I got my AR-10t for 1700 some dollars and am very impressed with the accuracy it is easily a sub 1/2 MOA gun. I am able to make 1 inch groups at 200 yds with a bipod. If I had to get a 7.62 ar for under 2 grand I would not hesitate one instant to jump on that. The only slight problem is that many parts are not interchangeable with other 7.62 ar's but there are plenty of parts available just for it. The only thing i don't like about it is it doesnt accept P-mags :( .

For a bench / target gun I would stick with a bolt gun. It wont want to shoot as much ammunition and will be easier to maintain. There is no need for the semi automatic feature other than rapid target acquisition, which wont be needed for normal target shooting.

I would definitely get a bull/target bbl on a target AR.

Armalite's two stage trigger that comes standard on all of their Ar's is very nice and clean which would probably eliminate the need for an aftermarket trigger, but it still isnt a giessle.

I would always recommend even getting a cheaper rifle and putting some nicer glass on it. Right now I am really liking night force though i cant wait to see Vortex's new tactical line of scopes.

67rschev
April 14, 2010, 12:40 AM
Thank you for the replies . Most of what you guys are thinking , has all ready been swirling around in my head for a while about this next purchase . Still in full research mode on whatever my new addition will be .

I handled the Armalight in the price range , looked like a good build , but just not my cup of tea .

I agree , the 700 is and was my first canadate , it would be a good platform to build on . I would allso like to test fit the Tikka , seems to get good reviews . I have a Savage in 17hmr , and the Accutriger is fantastic for a stock gun at that pricepoint , but not interested in their bigger bolt guns .

It looks like from DPMS their A3 version will get you the shield and forward assist added to your lower , and i don't know if there are any other differences between the two that would be advantageous one way or the other ?

darkknight
April 14, 2010, 05:25 PM
Dpms uses pmags.
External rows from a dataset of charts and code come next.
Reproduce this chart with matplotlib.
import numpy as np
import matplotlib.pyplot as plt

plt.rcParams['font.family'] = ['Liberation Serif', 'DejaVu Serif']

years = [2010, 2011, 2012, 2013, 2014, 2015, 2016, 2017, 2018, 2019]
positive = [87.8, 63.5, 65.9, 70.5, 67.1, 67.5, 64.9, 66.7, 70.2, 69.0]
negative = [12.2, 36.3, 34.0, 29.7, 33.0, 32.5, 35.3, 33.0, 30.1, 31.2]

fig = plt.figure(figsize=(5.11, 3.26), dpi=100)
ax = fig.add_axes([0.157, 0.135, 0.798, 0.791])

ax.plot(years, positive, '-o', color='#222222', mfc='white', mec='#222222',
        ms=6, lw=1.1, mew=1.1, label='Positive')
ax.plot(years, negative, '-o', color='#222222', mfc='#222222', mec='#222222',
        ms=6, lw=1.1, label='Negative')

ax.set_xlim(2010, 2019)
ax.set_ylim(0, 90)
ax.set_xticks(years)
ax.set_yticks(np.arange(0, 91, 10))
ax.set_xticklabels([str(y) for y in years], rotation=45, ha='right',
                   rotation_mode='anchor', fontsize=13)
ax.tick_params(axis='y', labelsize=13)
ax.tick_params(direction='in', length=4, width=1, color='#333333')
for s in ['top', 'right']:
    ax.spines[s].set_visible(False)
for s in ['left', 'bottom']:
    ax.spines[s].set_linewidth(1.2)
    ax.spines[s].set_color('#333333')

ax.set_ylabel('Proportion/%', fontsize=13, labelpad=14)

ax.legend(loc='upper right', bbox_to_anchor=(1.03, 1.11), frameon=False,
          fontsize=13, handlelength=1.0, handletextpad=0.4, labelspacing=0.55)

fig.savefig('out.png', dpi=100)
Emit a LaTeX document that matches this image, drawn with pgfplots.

A huge plus why pay 25 or more for a mag when a 15 dollar pmags will do it and be almost indestructible. Also more guns are being made to dpms standards than made to non dpms standard. More parts are or will be available if needed to fix the gun. Will a bolt gun outshoot dpms yes. But can a bolt gun engage as many targets in the same time. It's a tradeoff. If you were going to buy a ga precision bolt. I would say go that route but because u want a production rifle. go with the one you will have more fun with.